10 May 2006

US and EU follow my suggestion!

Well, in one sense:

UN Secretary General Kofi Annan said the mediators had agreed to help the Palestinians through "a temporary international mechanism - limited in duration and scope - and fully accountable". The mechanism, he said, would ensure "direct delivery of any assistance to the Palestinian people". BBC

In other words, western aid would bypass the Palestinian Government. Without getting embroiled in Middle East politics, I think it's fair to say that this arrangement has a higher chance of successfully helping real people than the usual way in which western aid is doled out. This announcement follows, within days, my post advocating that taxpayers should be allowed to nominate recipients of that proportion of their tax that goes into social welfare or other good causes. Government wouldn't redistribute; it would just fix how much should be redistributed and ensure it wasn't being siphoned off to underserving causes. The US/EU Palestinian aid arrangement has one similar feature, in that the aid will (one hopes) go directly to the people who need it.

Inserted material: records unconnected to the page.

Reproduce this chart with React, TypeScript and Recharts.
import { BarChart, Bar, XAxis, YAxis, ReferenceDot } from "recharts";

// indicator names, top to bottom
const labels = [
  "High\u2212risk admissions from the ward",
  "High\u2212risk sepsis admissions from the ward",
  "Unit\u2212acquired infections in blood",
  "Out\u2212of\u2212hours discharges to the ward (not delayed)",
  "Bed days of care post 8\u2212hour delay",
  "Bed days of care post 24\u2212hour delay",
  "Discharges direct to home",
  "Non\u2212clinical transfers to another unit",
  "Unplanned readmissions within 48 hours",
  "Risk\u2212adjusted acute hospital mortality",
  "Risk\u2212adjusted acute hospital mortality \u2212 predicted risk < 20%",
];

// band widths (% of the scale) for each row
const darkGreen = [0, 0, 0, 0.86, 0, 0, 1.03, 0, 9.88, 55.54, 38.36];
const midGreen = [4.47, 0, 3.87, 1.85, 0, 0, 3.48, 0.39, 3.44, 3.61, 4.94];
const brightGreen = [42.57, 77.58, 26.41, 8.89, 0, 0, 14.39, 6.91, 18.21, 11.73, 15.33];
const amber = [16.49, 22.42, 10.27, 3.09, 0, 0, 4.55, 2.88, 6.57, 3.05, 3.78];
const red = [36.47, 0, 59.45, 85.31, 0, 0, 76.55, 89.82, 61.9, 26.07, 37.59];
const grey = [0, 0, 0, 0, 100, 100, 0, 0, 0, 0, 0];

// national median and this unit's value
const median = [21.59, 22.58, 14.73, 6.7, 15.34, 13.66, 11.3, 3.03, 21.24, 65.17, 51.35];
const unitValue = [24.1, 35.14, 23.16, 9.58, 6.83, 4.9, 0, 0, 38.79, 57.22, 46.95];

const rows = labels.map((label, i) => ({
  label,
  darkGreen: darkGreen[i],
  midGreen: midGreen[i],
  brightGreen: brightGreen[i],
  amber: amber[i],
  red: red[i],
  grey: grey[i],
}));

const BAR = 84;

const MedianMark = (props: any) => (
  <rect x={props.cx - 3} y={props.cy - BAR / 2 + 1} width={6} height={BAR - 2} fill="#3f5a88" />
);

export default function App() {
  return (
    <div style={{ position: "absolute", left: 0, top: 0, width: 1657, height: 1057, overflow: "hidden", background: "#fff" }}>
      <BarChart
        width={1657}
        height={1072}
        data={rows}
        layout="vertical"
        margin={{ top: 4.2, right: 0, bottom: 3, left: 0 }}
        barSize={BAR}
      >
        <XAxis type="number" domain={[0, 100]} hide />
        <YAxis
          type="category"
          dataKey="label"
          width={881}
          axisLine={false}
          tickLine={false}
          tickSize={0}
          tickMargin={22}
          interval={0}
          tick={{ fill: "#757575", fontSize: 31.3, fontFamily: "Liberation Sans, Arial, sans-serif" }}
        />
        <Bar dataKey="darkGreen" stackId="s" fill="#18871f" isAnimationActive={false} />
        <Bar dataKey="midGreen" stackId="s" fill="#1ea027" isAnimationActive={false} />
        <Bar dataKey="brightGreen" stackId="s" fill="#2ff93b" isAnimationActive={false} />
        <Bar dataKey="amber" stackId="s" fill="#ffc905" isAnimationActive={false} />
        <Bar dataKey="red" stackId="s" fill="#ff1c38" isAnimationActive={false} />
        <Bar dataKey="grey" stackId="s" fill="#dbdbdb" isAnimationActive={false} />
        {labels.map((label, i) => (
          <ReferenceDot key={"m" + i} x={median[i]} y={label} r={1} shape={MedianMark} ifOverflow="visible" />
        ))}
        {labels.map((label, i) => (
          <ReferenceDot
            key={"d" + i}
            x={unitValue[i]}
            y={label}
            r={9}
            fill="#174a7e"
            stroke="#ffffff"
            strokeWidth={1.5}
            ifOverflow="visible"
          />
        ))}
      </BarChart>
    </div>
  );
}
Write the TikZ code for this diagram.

This is very good, and perhaps could serve as a model for future international aid programmes. It's largely the corrupt governments of the poorer countries who are responsible for so much of their people's misery. Now, how about government adding some symmetry and economic rationality, and instead of directing our funds to those it thinks most deserving - a category that, thanks to the Common Agricultural Policy, includes some of the wealthiest people in the land - allowing us to give them to people in genuine need?